By Frank Morring, Jr.
Source: Aviation Week & Space Technology
October 01, 2012
Credit: Credit: NASA

Frank Morring, Jr. Washington

NASA's Orion multipurpose crew vehicle is on a go-slow development path to free funds for near-term agency objectives, but its first full-scale flight test may send it to the Moon.

Even before that 2017 unmanned flight atop the first version of the government-owned heavy-lift Space Launch System (SLS), a planned 2014 flight test on a Delta IV will characterize radiation levels and cabin-seat g-loading for deep-space flight, as well as the performance of its thermal protection system (TPS) on a high-speed reentry.

NASA planners are pondering just how much data they can wring out of the vehicle's first three flights—including one with a crew planned for 2021—to begin learning how to operate in cislunar space, which is almost certain to be the first human destination beyond low Earth orbit (LEO).

“We have certain objectives that we need to accomplish from a test standpoint,” says William Gerstenmaier, associate administrator for human exploration and operations. “We have to do certain profiles on certain things.

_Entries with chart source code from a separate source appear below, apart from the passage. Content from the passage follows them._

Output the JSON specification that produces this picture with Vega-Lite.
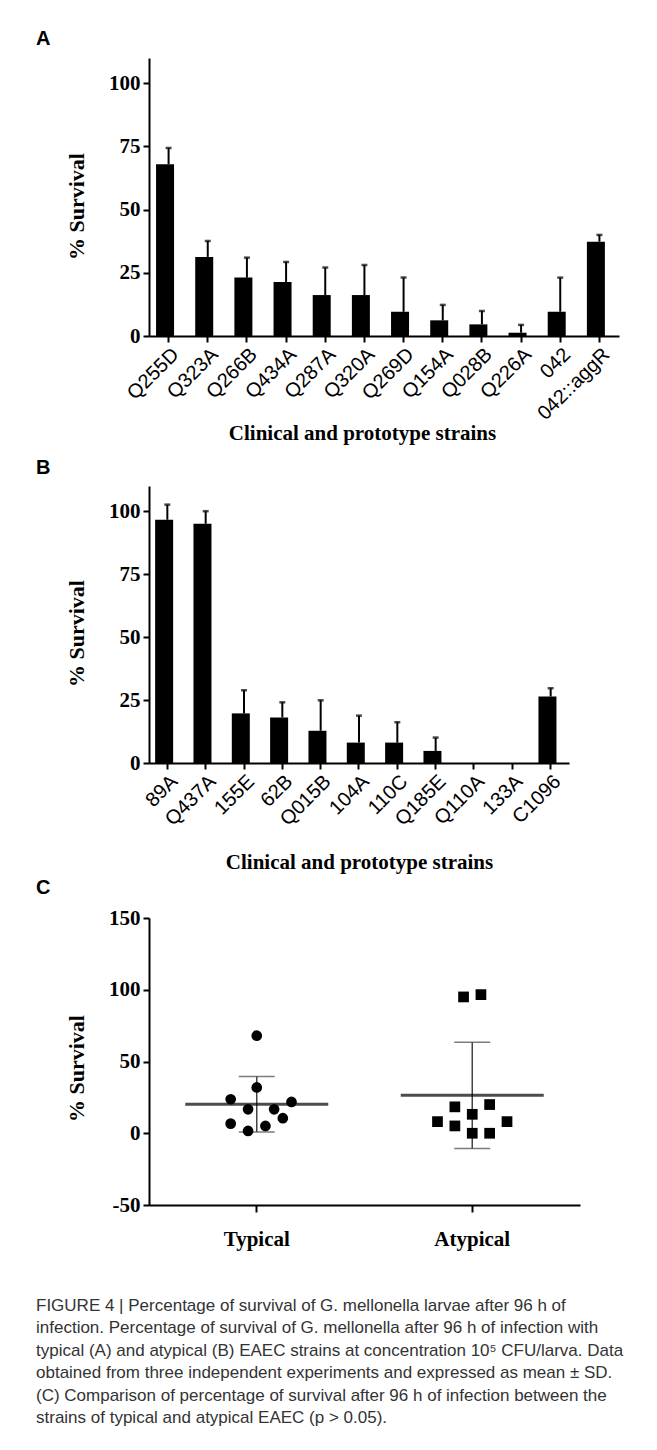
{
  "$schema": "https://vega.github.io/schema/vega-lite/v6.json",
  "background": "white",
  "padding": {"left": 36, "top": 29, "right": 10, "bottom": 20},
  "spacing": 14,
  "title": {
    "text": [
      "FIGURE 4 | Percentage of survival of G. mellonella larvae after 96 h of",
      "infection. Percentage of survival of G. mellonella after 96 h of infection with",
      "typical (A) and atypical (B) EAEC strains at concentration 10⁵ CFU/larva. Data",
      "obtained from three independent experiments and expressed as mean ± SD.",
      "(C) Comparison of percentage of survival after 96 h of infection between the",
      "strains of typical and atypical EAEC (p > 0.05)."
    ],
    "orient": "bottom",
    "anchor": "start",
    "frame": "bounds",
    "font": "Liberation Sans",
    "fontSize": 17,
    "fontWeight": "normal",
    "color": "#333333",
    "lineHeight": 22.4,
    "offset": 49
  },
  "config": {
    "view": {"stroke": null},
    "axis": {
      "domainColor": "black", "domainWidth": 2,
      "tickColor": "black", "tickWidth": 2, "tickSize": 6,
      "labelColor": "black", "titleColor": "black", "grid": false,
      "labelFont": "Liberation Serif", "labelFontWeight": "bold", "labelFontSize": 21,
      "titleFont": "Liberation Serif", "titleFontWeight": "bold", "titleFontSize": 21,
      "labelPadding": 3
    }
  },
  "datasets": {
    "typical": [
      {"strain": "Q255D", "mean": 68.0, "upper": 74.4},
      {"strain": "Q323A", "mean": 31.3, "upper": 37.6},
      {"strain": "Q266B", "mean": 23.1, "upper": 31.0},
      {"strain": "Q434A", "mean": 21.4, "upper": 29.3},
      {"strain": "Q287A", "mean": 16.2, "upper": 27.1},
      {"strain": "Q320A", "mean": 16.2, "upper": 28.1},
      {"strain": "Q269D", "mean": 9.6, "upper": 23.1},
      {"strain": "Q154A", "mean": 6.2, "upper": 12.3},
      {"strain": "Q028B", "mean": 4.6, "upper": 9.9},
      {"strain": "Q226A", "mean": 1.3, "upper": 4.4},
      {"strain": "042", "mean": 9.6, "upper": 23.1},
      {"strain": "042::aggR", "mean": 37.3, "upper": 40.0}
    ],
    "atypical": [
      {"strain": "89A", "mean": 96.6, "upper": 102.6},
      {"strain": "Q437A", "mean": 95.0, "upper": 100.0},
      {"strain": "155E", "mean": 19.7, "upper": 28.9},
      {"strain": "62B", "mean": 18.1, "upper": 24.1},
      {"strain": "Q015B", "mean": 12.8, "upper": 24.9},
      {"strain": "104A", "mean": 8.1, "upper": 18.8},
      {"strain": "110C", "mean": 8.1, "upper": 16.2},
      {"strain": "Q185E", "mean": 4.8, "upper": 10.1},
      {"strain": "Q110A", "mean": 0, "upper": null},
      {"strain": "133A", "mean": 0, "upper": null},
      {"strain": "C1096", "mean": 26.4, "upper": 29.7}
    ],
    "points": [
      {"group": "Typical", "value": 68.0, "slot": 0},
      {"group": "Typical", "value": 31.9, "slot": 0},
      {"group": "Typical", "value": 23.7, "slot": -3},
      {"group": "Typical", "value": 21.8, "slot": 4},
      {"group": "Typical", "value": 16.7, "slot": -1},
      {"group": "Typical", "value": 16.7, "slot": 2},
      {"group": "Typical", "value": 10.5, "slot": 3},
      {"group": "Typical", "value": 6.7, "slot": -3},
      {"group": "Typical", "value": 5.1, "slot": 1},
      {"group": "Typical", "value": 1.6, "slot": -1},
      {"group": "Atypical", "value": 96.6, "slot": 1},
      {"group": "Atypical", "value": 95.0, "slot": -1},
      {"group": "Atypical", "value": 20.0, "slot": 2},
      {"group": "Atypical", "value": 18.4, "slot": -2},
      {"group": "Atypical", "value": 13.2, "slot": 0},
      {"group": "Atypical", "value": 8.1, "slot": -4},
      {"group": "Atypical", "value": 8.1, "slot": 4},
      {"group": "Atypical", "value": 5.1, "slot": -2},
      {"group": "Atypical", "value": 0.0, "slot": 0},
      {"group": "Atypical", "value": 0.0, "slot": 2}
    ],
    "summary": [
      {"group": "Typical", "mean": 20.2, "lo": 0.9, "hi": 39.5},
      {"group": "Atypical", "mean": 26.5, "lo": -10.7, "hi": 63.5}
    ]
  },
  "vconcat": [
    {
      "width": 470,
      "height": 278,
      "title": {"text": "A", "anchor": "start", "frame": "group", "dx": -113, "offset": 9, "font": "Liberation Sans", "fontWeight": "bold", "fontSize": 20, "color": "black"},
      "data": {"name": "typical"},
      "encoding": {
        "x": {
          "field": "strain", "type": "nominal", "sort": null,
          "scale": {"paddingInner": 0.36, "paddingOuter": 0.18},
          "axis": {"labelAngle": -45, "labelFont": "Liberation Sans", "labelFontWeight": "normal", "labelFontSize": 20, "title": "Clinical and prototype strains", "titleX": 213, "labelPadding": 2, "titlePadding": -1}
        },
        "y": {
          "field": "mean", "type": "quantitative",
          "scale": {"domain": [0, 110], "nice": false},
          "axis": {"values": [0, 25, 50, 75, 100], "title": "% Survival", "titlePadding": 20, "titleFontSize": 22, "titleY": 148}
        }
      },
      "layer": [
        {"mark": {"type": "bar", "color": "black"}},
        {"mark": {"type": "rule", "color": "black", "strokeWidth": 2}, "encoding": {"y2": {"field": "upper"}}},
        {"mark": {"type": "tick", "color": "black", "thickness": 2.5, "size": 6}, "encoding": {"y": {"field": "upper", "type": "quantitative", "title": "% Survival"}}}
      ]
    },
    {
      "spacing": 5,
      "vconcat": [
        {
          "width": 420,
          "height": 277,
          "title": {"text": "B", "anchor": "start", "frame": "group", "dx": -113, "offset": 8, "font": "Liberation Sans", "fontWeight": "bold", "fontSize": 20, "color": "black"},
          "data": {"name": "atypical"},
          "encoding": {
            "x": {
              "field": "strain", "type": "nominal", "sort": null,
              "scale": {"paddingInner": 0.363, "paddingOuter": 0.16},
              "axis": {"labelAngle": -45, "labelFont": "Liberation Sans", "labelFontWeight": "normal", "labelFontSize": 20, "title": "Clinical and prototype strains", "labelPadding": 2, "titlePadding": 22}
            },
            "y": {
              "field": "mean", "type": "quantitative",
              "scale": {"domain": [0, 110], "nice": false},
              "axis": {"values": [0, 25, 50, 75, 100], "title": "% Survival", "titlePadding": 20, "titleFontSize": 22, "titleY": 147}
            }
          },
          "layer": [
            {"mark": {"type": "bar", "color": "black"}},
            {"mark": {"type": "rule", "color": "black", "strokeWidth": 2}, "encoding": {"y2": {"field": "upper"}}},
            {"mark": {"type": "tick", "color": "black", "thickness": 2.5, "size": 6}, "encoding": {"y": {"field": "upper", "type": "quantitative", "title": "% Survival"}}}
          ]
        },
        {
          "width": 431,
          "height": 287,
          "title": {"text": "C", "anchor": "start", "frame": "group", "dx": -113, "offset": 9, "font": "Liberation Sans", "fontWeight": "bold", "fontSize": 20, "color": "black"},
          "encoding": {
            "x": {
              "field": "group", "type": "nominal", "sort": ["Typical", "Atypical"],
              "scale": {"paddingInner": 0, "paddingOuter": 0},
              "axis": {"labelAngle": 0, "title": null, "tickSize": 7, "labelPadding": 16}
            }
          },
          "layer": [
            {
              "data": {"name": "summary"},
              "mark": {"type": "rule", "color": "#444444", "strokeWidth": 1.5},
              "encoding": {
                "y": {"field": "lo", "type": "quantitative", "scale": {"domain": [-50, 150], "nice": false}, "axis": {"values": [-50, 0, 50, 100, 150], "title": "% Survival", "titlePadding": 20, "titleFontSize": 22, "titleY": 150, "labelExpr": "'' + datum.value"}},
                "y2": {"field": "hi"}
              }
            },
            {
              "data": {"name": "summary"},
              "mark": {"type": "tick", "color": "#444444", "thickness": 1.5, "size": 36},
              "encoding": {"y": {"field": "lo", "type": "quantitative", "title": "% Survival"}}
            },
            {
              "data": {"name": "summary"},
              "mark": {"type": "tick", "color": "#444444", "thickness": 1.5, "size": 36},
              "encoding": {"y": {"field": "hi", "type": "quantitative", "title": "% Survival"}}
            },
            {
              "data": {"name": "summary"},
              "mark": {"type": "tick", "color": "black", "thickness": 3, "size": 143},
              "encoding": {"y": {"field": "mean", "type": "quantitative", "title": "% Survival"}}
            },
            {
              "data": {"name": "points"},
              "mark": {"type": "point", "filled": true, "color": "black", "opacity": 1, "size": 115},
              "encoding": {
                "xOffset": {"field": "slot", "type": "quantitative", "scale": {"domain": [-12.4, 12.4], "nice": false, "zero": false}},
                "y": {"field": "value", "type": "quantitative", "title": "% Survival"},
                "shape": {"field": "group", "type": "nominal", "scale": {"domain": ["Typical", "Atypical"], "range": ["circle", "square"]}, "legend": null}
              }
            }
          ]
        }
      ]
    }
  ]
}
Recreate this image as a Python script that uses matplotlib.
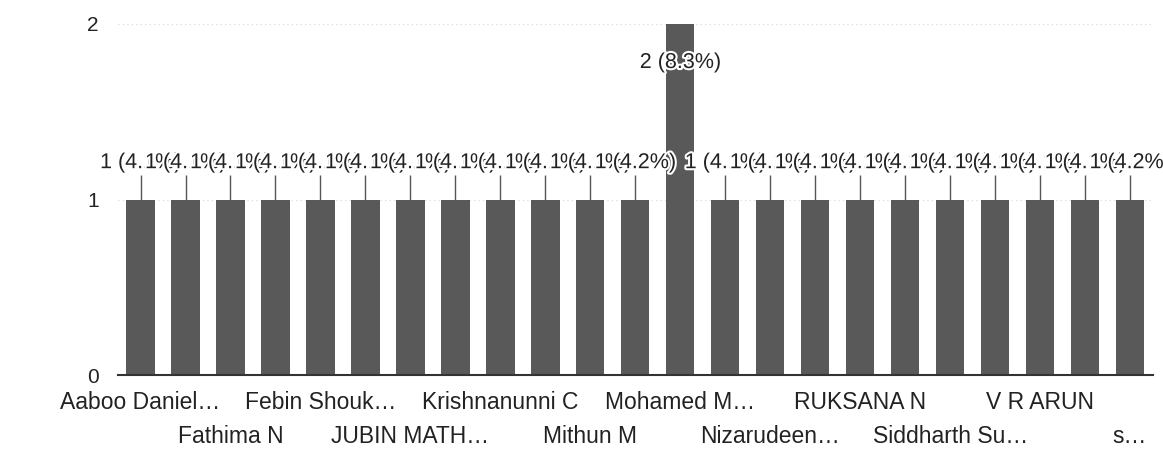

But could we expand those potential test missions to do more?”

Possibilities include shifting Orion from one Earth-Moon Lagrangian point to another, or conducting a lunar flyaround or orbital mission. NASA's flat budget is so tight that the agency has deferred development of the service module that will carry Orion's propulsion and other systems. But with $5 billion already spent on the four-seat capsule once dubbed “Apollo on steroids,” Gerstenmaier and his colleagues are looking for some return on investment to apply against the missions beyond LEO it was developed to fly.

Lockheed Martin has been the Orion prime contractor since it was conceived as the “crew exploration vehicle” for the now-abandoned Ares I launcher under the Constellation program of deep-space human-rated vehicles. The company has built full-scale engineering articles for extensive ground testing and delivered the first flight article to Kennedy Space Center for integration and testing in preparation for the 2014 Delta IV mission.

“We're trying to solve 12 of 16 of the top risks,” says Cleon Lacefield, Lockheed Martin vice president and Orion program manager. “We're trying to do some kind of risk mitigation with those. That includes the parachutes, the landing system, the guidance and control, the flight computers, the reaction control system, the heat shield, the back-shell heat shield. Plus we're going to do the radiation [measurements] going through the Van Allen Belts, and we do have simulated mass in the seats so we can see what happens during landing.”